■ **GIVEN INFORMATION**
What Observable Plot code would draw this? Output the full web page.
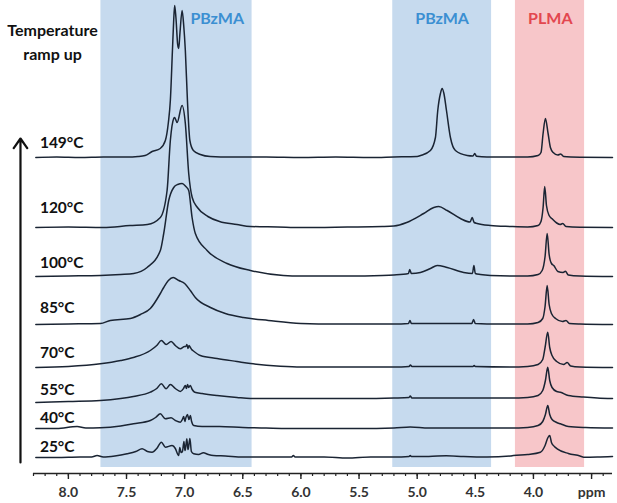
<!DOCTYPE html>
<html><head><meta charset="utf-8">
<script src="https://cdn.jsdelivr.net/npm/d3@7"></script>
<script src="https://cdn.jsdelivr.net/npm/@observablehq/plot@0.6"></script>
<style>body{margin:0;background:#fff;} #chart{width:617px;height:503px;}</style>
</head><body><div id="chart"></div>
<script>
// ---- DATA ----
const temps = ["149°C","120°C","100°C","85°C","70°C","55°C","40°C","25°C"];
const offsets = [316, 246, 197, 149, 106, 75, 45, 16]; // stacking offsets (intensity units)

const s149 = [[8.28,0],[8.1,0.5],[7.9,0],[7.7,0.5],[7.5,0.5],[7.4,1],[7.34,2],[7.28,6],[7.21,9],[7.166,17],[7.14,35],[7.123,57],[7.105,107],[7.095,135],[7.086,152],[7.075,140],[7.06,113],[7.051,109],[7.04,125],[7.022,147],[7.008,132],[6.994,107],[6.976,57],[6.955,17],[6.925,7],[6.865,3],[6.78,1],[6.6,0.5],[6.3,0.5],[6.0,0],[5.7,0.5],[5.4,0],[5.2,0.5],[5.0,1],[4.97,2],[4.886,7],[4.843,20],[4.823,47],[4.80,64],[4.785,69],[4.77,64],[4.748,47],[4.714,20],[4.671,7],[4.57,2],[4.52,1.5],[4.505,4],[4.49,1.2],[4.4,0.5],[4.2,0.5],[4.05,0.5],[3.96,2],[3.935,5],[3.917,24],[3.897,39],[3.874,24],[3.854,10],[3.83,5],[3.79,2.5],[3.765,3.5],[3.74,1],[3.6,0.3],[3.32,0]];
const s120 = [[8.28,0],[8.0,0.5],[7.7,0],[7.47,2],[7.32,3],[7.209,10],[7.151,37],[7.123,87],[7.094,109],[7.086,110],[7.065,105],[7.022,122],[6.994,104],[6.965,54],[6.935,30],[6.89,20],[6.8,11],[6.7,6],[6.55,3],[6.434,1],[6.2,0.5],[6.0,0],[5.6,0.5],[5.3,1],[5.2,1.5],[5.09,5],[4.944,14],[4.857,20],[4.815,21],[4.742,17],[4.628,9],[4.545,5.5],[4.527,10],[4.51,5],[4.484,4],[4.37,2],[4.2,1],[4.05,0.5],[3.96,2],[3.935,6],[3.917,20],[3.903,41],[3.888,22],[3.865,12],[3.839,8.7],[3.8,4.5],[3.77,3],[3.748,4],[3.72,1],[3.6,0.3],[3.32,0]];
const s100 = [[8.28,0],[8.0,0.5],[7.725,1],[7.55,2],[7.438,3],[7.323,9],[7.209,26],[7.18,43],[7.137,76],[7.094,89],[7.06,92],[7.022,93],[6.99,90],[6.965,86],[6.936,59],[6.908,43],[6.807,26],[6.635,13],[6.434,6],[6.151,1],[6.0,0.5],[5.6,0.5],[5.3,1],[5.2,1.5],[5.075,3],[5.064,7],[5.05,3],[4.972,4],[4.886,8],[4.828,11],[4.742,9],[4.6,4],[4.525,3],[4.512,11],[4.5,3],[4.456,2],[4.37,1],[4.2,0.5],[4.05,0.5],[3.96,2],[3.925,6],[3.9,20],[3.882,43],[3.865,22],[3.845,13],[3.825,11],[3.79,5],[3.745,4],[3.725,5.3],[3.7,1.5],[3.6,0.5],[3.32,0]];
const s85 = [[8.28,0],[8.0,0.5],[7.725,1],[7.639,4],[7.467,6],[7.38,10],[7.295,16],[7.209,31],[7.18,37],[7.14,44],[7.099,47],[7.05,44],[7.0,41],[6.951,34],[6.908,27],[6.778,17],[6.65,11],[6.495,7],[6.28,4],[6.0,1],[5.7,0.5],[5.4,0.5],[5.2,0.5],[5.075,1],[5.062,4],[5.05,1],[4.8,1],[4.53,1],[4.515,5],[4.5,1],[4.3,0.5],[4.05,0.5],[3.96,2],[3.92,6],[3.9,18],[3.882,39],[3.865,20],[3.845,11],[3.81,6],[3.75,3],[3.72,4],[3.69,1],[3.6,0.5],[3.32,0]];
const s70 = [[8.28,0],[8.0,1],[7.725,3.7],[7.55,7],[7.441,10],[7.295,17],[7.24,22],[7.2,27],[7.159,23],[7.116,26],[7.08,22],[7.037,18.7],[7.0,21],[6.99,21],[6.98,23],[6.972,19],[6.962,22],[6.951,20],[6.94,18],[6.93,17],[6.865,12],[6.721,9],[6.55,6],[6.434,4],[6.176,1.3],[6.0,0.5],[5.5,0.5],[5.2,0.5],[5.07,1],[5.058,2.5],[5.045,1],[4.52,1],[4.51,2],[4.5,1],[4.2,0.5],[4.05,1],[3.96,3],[3.92,8],[3.9,20],[3.877,35.3],[3.86,20],[3.84,12],[3.8,6],[3.74,3],[3.71,5],[3.68,1.5],[3.6,0.5],[3.32,0]];
const s55 = [[8.28,-4],[8.0,-3],[7.725,-2],[7.55,0],[7.441,2],[7.295,6.3],[7.24,10],[7.2,14.7],[7.159,9.7],[7.123,14],[7.08,10],[7.037,7],[7.01,10],[6.994,13],[6.985,10],[6.975,14],[6.965,11],[6.951,13],[6.935,9],[6.913,6.3],[6.85,5],[6.721,3],[6.55,1],[6.434,0],[6.0,0],[5.5,0],[5.2,0.5],[5.07,1],[5.06,2.5],[5.045,0.5],[4.5,0.5],[4.2,0.5],[4.05,1],[3.96,3],[3.92,8],[3.897,18],[3.877,31.3],[3.86,18],[3.84,11],[3.8,7],[3.768,6.3],[3.7,3],[3.57,1.5],[3.45,0.5],[3.32,0]];
const s40 = [[8.28,0],[8.1,0],[7.925,2],[7.85,0.5],[7.725,0.7],[7.55,2.5],[7.441,4.7],[7.295,8],[7.25,11],[7.209,14.7],[7.166,9.7],[7.117,10.7],[7.08,8],[7.037,6.3],[7.02,9],[7.008,12],[6.998,7],[6.989,11],[6.976,14],[6.963,9],[6.951,13],[6.94,7],[6.922,3],[6.85,2],[6.7,2],[6.5,1],[6.3,0.5],[6.0,0],[5.5,0],[5.2,0.5],[5.06,1.5],[4.9,0.5],[4.5,0.5],[4.2,0.5],[4.05,1],[3.96,3],[3.92,7],[3.897,14],[3.877,23],[3.86,14],[3.84,9],[3.8,6],[3.768,4.7],[3.7,2],[3.55,1],[3.32,0.5]];
const s25 = [[8.28,0],[8.1,0],[7.9,0.5],[7.8,0.5],[7.753,2],[7.7,0.5],[7.6,1.5],[7.495,3.7],[7.42,6],[7.366,8.7],[7.32,6],[7.28,5.3],[7.24,9],[7.2,15.3],[7.166,10.3],[7.108,12],[7.08,9],[7.058,3],[7.051,2],[7.042,10],[7.03,5],[7.019,6],[7.006,16],[6.998,7],[6.994,8],[6.981,18.7],[6.972,8],[6.968,9],[6.955,19],[6.942,6],[6.922,3.7],[6.88,3],[6.839,4.7],[6.796,3],[6.753,2],[6.65,1.5],[6.5,0.5],[6.2,0.5],[6.08,0.5],[6.065,2],[6.05,0.5],[5.8,0.5],[5.6,-0.5],[5.4,0.5],[5.2,0.5],[5.07,1],[5.06,2],[5.05,1],[4.9,1],[4.75,1.8],[4.6,1],[4.4,0.5],[4.2,1.5],[4.172,2],[4.05,3],[3.94,5.3],[3.9,12],[3.875,20],[3.86,22],[3.845,15],[3.82,11],[3.796,8.7],[3.7,4],[3.6,1.5],[3.567,0.3],[3.45,0.5],[3.32,1]];
const series = [s149, s120, s100, s85, s70, s55, s40, s25];

const bandNames = ["PBzMA", "PBzMA", "PLMA"];
const bandFrom = [7.72, 5.21, 4.155];
const bandTo = [6.42, 4.36, 3.56];
const bandLabelPpm = [6.72, 4.785, 3.855];

const majorTicks = [8.0, 7.5, 7.0, 6.5, 6.0, 5.5, 5.0, 4.5, 4.0, 3.5];
const tickLabels = ["8.0","7.5","7.0","6.5","6.0","5.5","5.0","4.5","4.0","ppm"];
const minorTicks = d3.range(83, 33, -1).map(d => d / 10);

// ---- LAYOUT ----
const labelY = [330, 265, 210, 165, 120, 83, 55, 26];
const bandColors = ["#c6daee", "#c6daee", "#f7c6c9"];
const bandTextColors = ["#3b8fd2", "#3b8fd2", "#e3474f"];

const rows = [];
series.forEach((pts, i) => pts.forEach(([ppm, v]) => rows.push({temp: temps[i], ppm, y: offsets[i] + v})));
const bands = bandNames.map((n, i) => ({name: n, from: bandFrom[i], to: bandTo[i], lab: bandLabelPpm[i], fill: bandColors[i], tfill: bandTextColors[i]}));

const plot = Plot.plot({
  width: 617, height: 503,
  marginLeft: 33, marginRight: 5, marginTop: 0, marginBottom: 30,
  style: {fontFamily: "Lato, 'Open Sans', sans-serif", background: "#fff"},
  x: {domain: [8.3, 3.32], axis: null},
  y: {domain: [0, 473], axis: null},
  marks: [
    ...bands.map(b => Plot.rect([b], {x1: "from", x2: "to", y1: 6, y2: 473, fill: b.fill})),
    ...bands.map(b => Plot.text([b], {x: "lab", y: 455, text: "name", fill: b.tfill, fontSize: 16, fontWeight: "bold"})),
    Plot.ruleY([0], {stroke: "#222", strokeWidth: 1.6}),
    Plot.axisX(minorTicks, {tickSize: 3, tickFormat: () => "", stroke: "#222", strokeWidth: 1.2}),
    Plot.axisX(majorTicks, {tickSize: 6, tickPadding: 8, fontSize: 14, fontWeight: "bold", fill: "#333", stroke: "#222", strokeWidth: 1.4,
      tickFormat: d => tickLabels[majorTicks.indexOf(d)]}),
    Plot.line(rows, {x: "ppm", y: "y", z: "temp", stroke: "#1a2433", strokeWidth: 1.5, curve: "monotone-x"}),
    Plot.text(temps, {x: 8.245, y: (d, i) => labelY[i], text: d => d, textAnchor: "start", fontSize: 15.5, fontWeight: "bold", fill: "#111"}),
    Plot.text(["Temperature\nramp up"], {frameAnchor: "top-left", dx: 19, dy: 40, lineAnchor: "middle", textAnchor: "middle", fontSize: 16, fontWeight: "bold", lineHeight: 1.5, fill: "#111"}),
    Plot.arrow([0], {x1: 8.412, x2: 8.412, y1: 11, y2: 335, stroke: "#111", strokeWidth: 2.2, headLength: 8, headAngle: 70})
  ]
});
document.getElementById("chart").appendChild(plot);
</script></body></html>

■ **TASK DETAILS**
Go from the first line of the data above to the line containing "const offsets = [316, 246, 197, 149, 106, 75, 45, 16];" and retype exactly those lines, both included, but none of the pictures.

■ **RESULT OF THIS TASK**
What Observable Plot code would draw this? Output the full web page.
<!DOCTYPE html>
<html><head><meta charset="utf-8">
<script src="https://cdn.jsdelivr.net/npm/d3@7"></script>
<script src="https://cdn.jsdelivr.net/npm/@observablehq/plot@0.6"></script>
<style>body{margin:0;background:#fff;} #chart{width:617px;height:503px;}</style>
</head><body><div id="chart"></div>
<script>
// ---- DATA ----
const temps = ["149°C","120°C","100°C","85°C","70°C","55°C","40°C","25°C"];
const offsets = [316, 246, 197, 149, 106, 75, 45, 16]; // stacking offsets (intensity units)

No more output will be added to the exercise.